GOAL OF THE EXERCISE. Stop at the line containing "(no) [smallbox,minimum width=60pt]": repeat exactly every line of the entries below from the first up to it, plus that line, with pictures omitted.

** START OF DATASET **

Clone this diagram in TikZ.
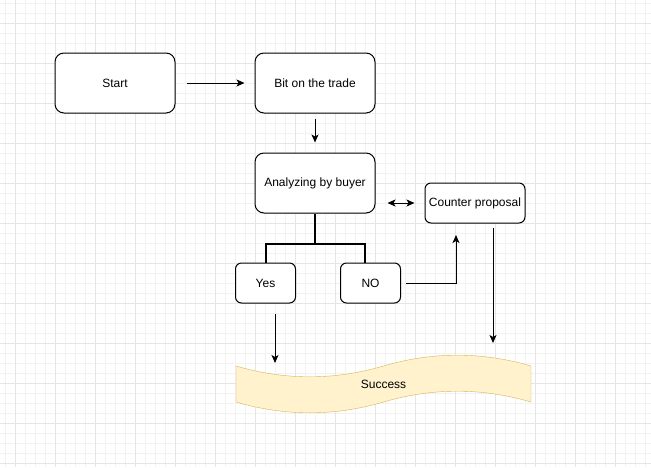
\documentclass[tikz,border=0pt]{standalone}
\usepackage{fontspec}
\setmainfont{Liberation Sans}
\usetikzlibrary{arrows.meta}
\definecolor{tapeFill}{HTML}{FFF2CC}
\definecolor{tapeLine}{HTML}{D6B656}

\begin{document}
\begin{tikzpicture}[x=1pt,y=-1pt,
    box/.style={draw,fill=white,line width=1pt,rounded corners=9pt,minimum width=120pt,minimum height=60pt,inner sep=0pt,font=\fontsize{12pt}{14pt}\selectfont},
    smallbox/.style={box,rounded corners=6pt,minimum height=40pt},
    arr/.style={line width=1pt,-{Stealth[length=8pt,width=7pt,inset=2pt]}},
    tree/.style={line width=2pt}]
    \useasboundingbox (0,0) rectangle (651,467);
    \fill[white] (0,0) rectangle (651,467);
    \foreach \x in {5,15,...,645} \draw[black!5] (\x,0) -- (\x,467);
    \foreach \y in {3,13,...,463} \draw[black!5] (0,\y) -- (651,\y);
    \foreach \x in {15,55,...,615} \draw[black!10] (\x,0) -- (\x,467);
    \foreach \y in {23,63,...,463} \draw[black!10] (0,\y) -- (651,\y);

    \draw[draw=tapeLine,fill=tapeFill] (236,366) .. controls (285.2,380.4) and (334.3,380.4) .. (383.5,366)
        .. controls (432.7,351.6) and (481.8,351.6) .. (531,366) -- (531,402)
        .. controls (481.8,387.6) and (432.7,387.6) .. (383.5,402)
        .. controls (334.3,416.4) and (285.2,416.4) .. (236,402) -- cycle;
    \node (success) [font=\fontsize{12pt}{14pt}\selectfont] at (383.5,384) {Success};

    \node (start) [box] at (115,83) {Start};
    \node (bit) [box] at (315,83) {Bit on the trade};
    \node (an) [box] at (315,183) {Analyzing by buyer};
    \node (cp) [smallbox,minimum width=100pt] at (475,203) {Counter proposal};
    \node (yes) [smallbox,minimum width=60pt] at (265.5,283) {Yes};
    \node (no) [smallbox,minimum width=60pt] at (370.5,283) {NO};

    \draw[arr,shorten <=11pt,shorten >=10pt] (start) -- (bit);
    \draw[arr,shorten <=5pt,shorten >=10pt] (bit) -- (an);
    \draw[line width=1pt,{Stealth[length=8pt,width=7pt,inset=2pt]}-{Stealth[length=8pt,width=7pt,inset=2pt]},shorten <=12pt,shorten >=10pt] (an.east |- cp.west) -- (cp.west);
    \draw[tree] (an.south) -- ++(0,30) coordinate (fork) -| (yes.north);
    \draw[tree] (fork) -| ([xshift=-5.5pt]no.north);
    \coordinate (cpIn) at (456,235);
    \draw[arr] ([xshift=5pt]no.east) -| (cpIn);
    \coordinate (sTop) at (493,343);
    \draw[arr,shorten <=4pt] (cp.south -| sTop) -- (sTop);
    \coordinate (yTop) at (275,363);
    \draw[arr,shorten <=10pt] (yes.south -| yTop) -- (yTop);

\end{tikzpicture}
\end{document}
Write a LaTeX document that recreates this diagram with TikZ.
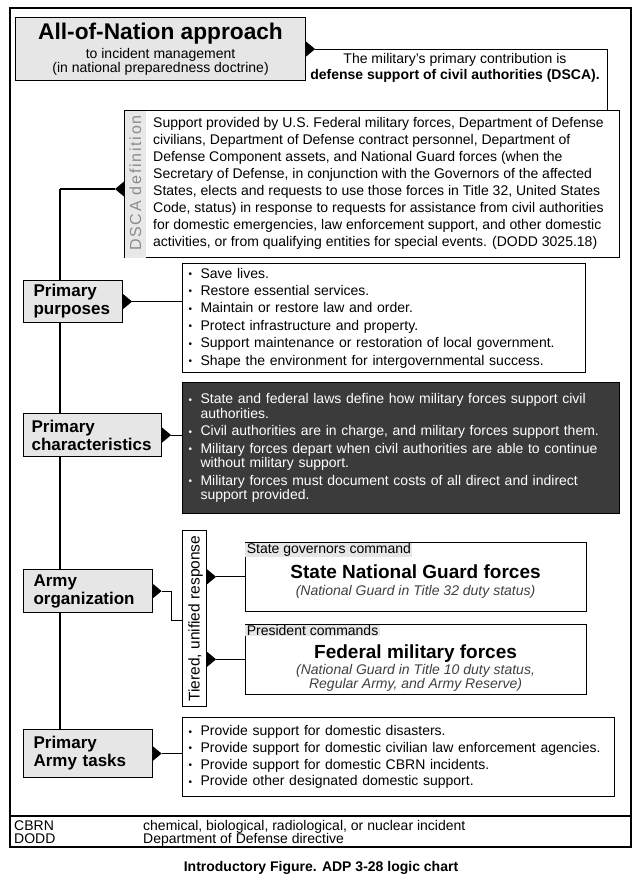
\documentclass[tikz,border=0pt]{standalone}
\usepackage{fontspec}
\setmainfont{Liberation Sans}
\newfontfamily\trackfont[LetterSpace=11]{Liberation Sans}
\usetikzlibrary{calc}
\definecolor{lbg}{HTML}{E6E6E6}
\definecolor{hbg}{HTML}{E6E6E6}
\definecolor{dkfill}{HTML}{3B3B3B}
\definecolor{stripgray}{HTML}{E8E8E8}
\definecolor{striptext}{HTML}{8C8C8C}
\definecolor{ital}{HTML}{404040}
\newcommand\bu{\makebox[12pt][l]{\raisebox{0.6pt}{\fontsize{10}{10}\selectfont\textbullet}}}
\newcommand\ci{\hspace*{12pt}}
\newcommand\tipR[1]{\fill (#1) ++(0,-7.5) -- ++(9,7.5) -- ++(-9,7.5) -- cycle;}
\newcommand\tipL[1]{\fill (#1) ++(0,-7.5) -- ++(-9,7.5) -- ++(9,7.5) -- cycle;}
\tikzset{
  conn/.style={line width=1.1pt},
  plain/.style={draw, line width=1.1pt, fill=white, anchor=north west, inner sep=0pt},
  lbl/.style={draw, line width=1.1pt, fill=lbg, anchor=north west, inner ysep=0pt, inner xsep=10pt, align=left, font=\fontsize{17}{18}\selectfont\bfseries},
  blist/.style={plain, inner xsep=6pt, align=left, font=\fontsize{14}{17.4}\selectfont},
  txt/.style={inner sep=0pt, font=\fontsize{14}{14}\selectfont},
}
\begin{document}
\begin{tikzpicture}[x=1pt, y=-1pt]
\useasboundingbox (0,0) rectangle (638,878);
\fill[white] (0,0) rectangle (638,878);

% ---- boxes
\node[plain, fill=lbg, minimum width=290, minimum height=63, align=center, font=\fontsize{14}{13}\selectfont] (title) at (15,17)
  {{\fontsize{22.7}{13}\selectfont\bfseries All-of-Nation approach}\\[3pt] to incident management\\ (in national preparedness doctrine)};

\node[txt, align=center, font=\fontsize{14}{16}\selectfont] (contrib) at (455,68.3)
  {The military’s primary contribution is\\ \textbf{defense support of civil authorities (DSCA).}};

\node[plain, minimum width=495, minimum height=147] (dsca) at (124,110) {};
\fill[stripgray] ($(dsca.north west)+(0.55,0.55)$) rectangle ($(dsca.south west)+(22,-0.55)$);
\node[txt, rotate=90, font=\trackfont\fontsize{16}{16}\selectfont, text=striptext] (dscalbl) at ($(dsca.west)+(11.5,-1)$) {DSCA definition};
\node[txt, anchor=west, align=left, font=\fontsize{14}{17}\selectfont] (dscatxt) at ($(dsca.west)+(29,-1)$)
  {Support provided by U.S. Federal military forces, Department of Defense\\
   civilians, Department of Defense contract personnel, Department of\\
   Defense Component assets, and National Guard forces (when the\\
   Secretary of Defense, in conjunction with the Governors of the affected\\
   States, elects and requests to use those forces in Title 32, United States\\
   Code, status) in response to requests for assistance from civil authorities\\
   for domestic emergencies, law enforcement support, and other domestic\\
   activities, or from qualifying entities for special events. (DODD 3025.18)};

\coordinate (dtip) at ($(dsca.north west)+(0,79)$);
\coordinate (spt) at (60,189);
\coordinate (cj) at ($(dsca.north east)+(-13,0)$);

\node[lbl, minimum width=99, minimum height=42, text width=79] (pp) at (23,280) {Primary\\purposes};
\node[blist, minimum width=403, minimum height=109, text width=391] (bl1) at (182,263)
  {\bu Save lives.\\
   \bu Restore essential services.\\
   \bu Maintain or restore law and order.\\
   \bu Protect infrastructure and property.\\
   \bu Support maintenance or restoration of local government.\\
   \bu Shape the environment for intergovernmental success.};

\node[lbl, inner xsep=8pt, minimum width=138, minimum height=43, text width=122] (pc) at (23,413) {Primary\\\mbox{characteristics}};
\node[blist, fill=dkfill, text=white, font=\fontsize{14}{14.5}\selectfont, minimum width=437, minimum height=131, text width=425] (dark) at (182,382)
  {\bu State and federal laws define how military forces support civil\\
   \ci authorities.\\[3pt]
   \bu Civil authorities are in charge, and military forces support them.\\[3pt]
   \bu Military forces depart when civil authorities are able to continue\\
   \ci without military support.\\[3pt]
   \bu Military forces must document costs of all direct and indirect\\
   \ci support provided.};

\node[lbl, minimum width=128.5, minimum height=43, text width=108.5] (ao) at (23,569) {Army\\organization};
\node[plain, minimum width=24, minimum height=176] (tier) at (182,530) {};
\node[txt, rotate=90, font=\fontsize{15.5}{16}\selectfont] (tiertxt) at ($(tier.center)+(1,0)$) {Tiered, unified response};
\coordinate (tj) at ($(tier.south west)+(0,-87)$);

\node[plain, minimum width=341, minimum height=69.5] (st) at (244.5,541.5) {};
\node[txt, anchor=north west, fill=hbg, inner xsep=1.5pt, inner ysep=0.3pt] (sth) at ($(st.north west)+(0.6,1.2)$) {State governors command};
\node[txt, font=\fontsize{19}{20}\selectfont\bfseries] (stt) at ($(st.north)+(0,30)$) {State National Guard forces};
\node[txt, font=\fontsize{14}{14}\selectfont\itshape, text=ital] (sts) at ($(st.north)+(0,50)$) {(National Guard in Title 32 duty status)};

\node[plain, minimum width=341, minimum height=69.5] (fed) at (244.5,624) {};
\node[txt, anchor=north west, fill=hbg, inner xsep=1.5pt, inner ysep=0.3pt] (fedh) at ($(fed.north west)+(0.6,1.2)$) {President commands};
\node[txt, font=\fontsize{19}{20}\selectfont\bfseries] (fedt) at ($(fed.north)+(0,30)$) {Federal military forces};
\node[txt, align=center, font=\fontsize{14}{13}\selectfont\itshape, text=ital] (feds) at ($(fed.north)+(0,54)$) {(National Guard in Title 10 duty status,\\ Regular Army, and Army Reserve)};

\coordinate (t1) at (tier.east |- st.west);
\coordinate (t2) at (tier.east |- fed.west);

\node[lbl, minimum width=128.5, minimum height=48, text width=108.5] (tasks) at (23,729) {Primary\\Army tasks};
\node[blist, font=\fontsize{14}{16.7}\selectfont, minimum width=432, minimum height=79, text width=420] (tb) at (182,717)
  {\bu Provide support for domestic disasters.\\
   \bu Provide support for domestic civilian law enforcement agencies.\\
   \bu Provide support for domestic CBRN incidents.\\
   \bu Provide other designated domestic support.};

% ---- connectors
\tipR{title.east}
\draw[conn] ($(title.east)+(9,0)$) -| (cj);
\tipL{dtip}
\draw[conn] (spt) -- ($(dtip)+(-9,0)$);
\draw[conn] (spt) -- (pp.north -| spt);
\draw[conn] (pp.south -| spt) -- (pc.north -| spt);
\draw[conn] (pc.south -| spt) -- (ao.north -| spt);
\draw[conn] (ao.south -| spt) -- (tasks.north -| spt);

\tipR{pp.east}
\draw[conn] ($(pp.east)+(9,0)$) -- (pp.east -| bl1.west);
\tipR{pc.east}
\draw[conn] ($(pc.east)+(9,0)$) -- (pc.east -| dark.west);
\tipR{ao.east}
\draw[conn] ($(ao.east)+(9,0)$) -- ++(9.5,0) |- (tj);
\tipR{t1}
\draw[conn] ($(t1)+(9,0)$) -- (st.west);
\tipR{t2}
\draw[conn] ($(t2)+(9,0)$) -- (fed.west);
\tipR{tasks.east}
\draw[conn] ($(tasks.east)+(9,0)$) -- (tasks.east -| tb.west);

% ---- frame and legend
\draw[line width=1.6pt] (10,8) rectangle (631,847);
\draw[line width=1.1pt] (10,816) -- (631,816);
\node[txt, anchor=base west] (lgc) at (14,830) {CBRN};
\node[txt, anchor=base west] (lgcd) at (143,830) {chemical, biological, radiological, or nuclear incident};
\node[txt, anchor=base west] (lgd) at (14,843) {DODD};
\node[txt, anchor=base west] (lgdd) at (143,843) {Department of Defense directive};

\node[txt, anchor=base, font=\fontsize{14}{14}\selectfont\bfseries] (cap) at (321,871.5) {Introductory Figure. ADP 3-28 logic chart};
\end{tikzpicture}
\end{document}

** END OF DATASET **

ANSWER TO THIS EXERCISE.
Clone this diagram in TikZ.
\documentclass[tikz,border=0pt]{standalone}
\usepackage{fontspec}
\setmainfont{Liberation Sans}
\usetikzlibrary{arrows.meta}
\definecolor{tapeFill}{HTML}{FFF2CC}
\definecolor{tapeLine}{HTML}{D6B656}

\begin{document}
\begin{tikzpicture}[x=1pt,y=-1pt,
    box/.style={draw,fill=white,line width=1pt,rounded corners=9pt,minimum width=120pt,minimum height=60pt,inner sep=0pt,font=\fontsize{12pt}{14pt}\selectfont},
    smallbox/.style={box,rounded corners=6pt,minimum height=40pt},
    arr/.style={line width=1pt,-{Stealth[length=8pt,width=7pt,inset=2pt]}},
    tree/.style={line width=2pt}]
    \useasboundingbox (0,0) rectangle (651,467);
    \fill[white] (0,0) rectangle (651,467);
    \foreach \x in {5,15,...,645} \draw[black!5] (\x,0) -- (\x,467);
    \foreach \y in {3,13,...,463} \draw[black!5] (0,\y) -- (651,\y);
    \foreach \x in {15,55,...,615} \draw[black!10] (\x,0) -- (\x,467);
    \foreach \y in {23,63,...,463} \draw[black!10] (0,\y) -- (651,\y);

    \draw[draw=tapeLine,fill=tapeFill] (236,366) .. controls (285.2,380.4) and (334.3,380.4) .. (383.5,366)
        .. controls (432.7,351.6) and (481.8,351.6) .. (531,366) -- (531,402)
        .. controls (481.8,387.6) and (432.7,387.6) .. (383.5,402)
        .. controls (334.3,416.4) and (285.2,416.4) .. (236,402) -- cycle;
    \node (success) [font=\fontsize{12pt}{14pt}\selectfont] at (383.5,384) {Success};

    \node (start) [box] at (115,83) {Start};
    \node (bit) [box] at (315,83) {Bit on the trade};
    \node (an) [box] at (315,183) {Analyzing by buyer};
    \node (cp) [smallbox,minimum width=100pt] at (475,203) {Counter proposal};
    \node (yes) [smallbox,minimum width=60pt] at (265.5,283) {Yes};
    \node (no) [smallbox,minimum width=60pt] at (370.5,283) {NO};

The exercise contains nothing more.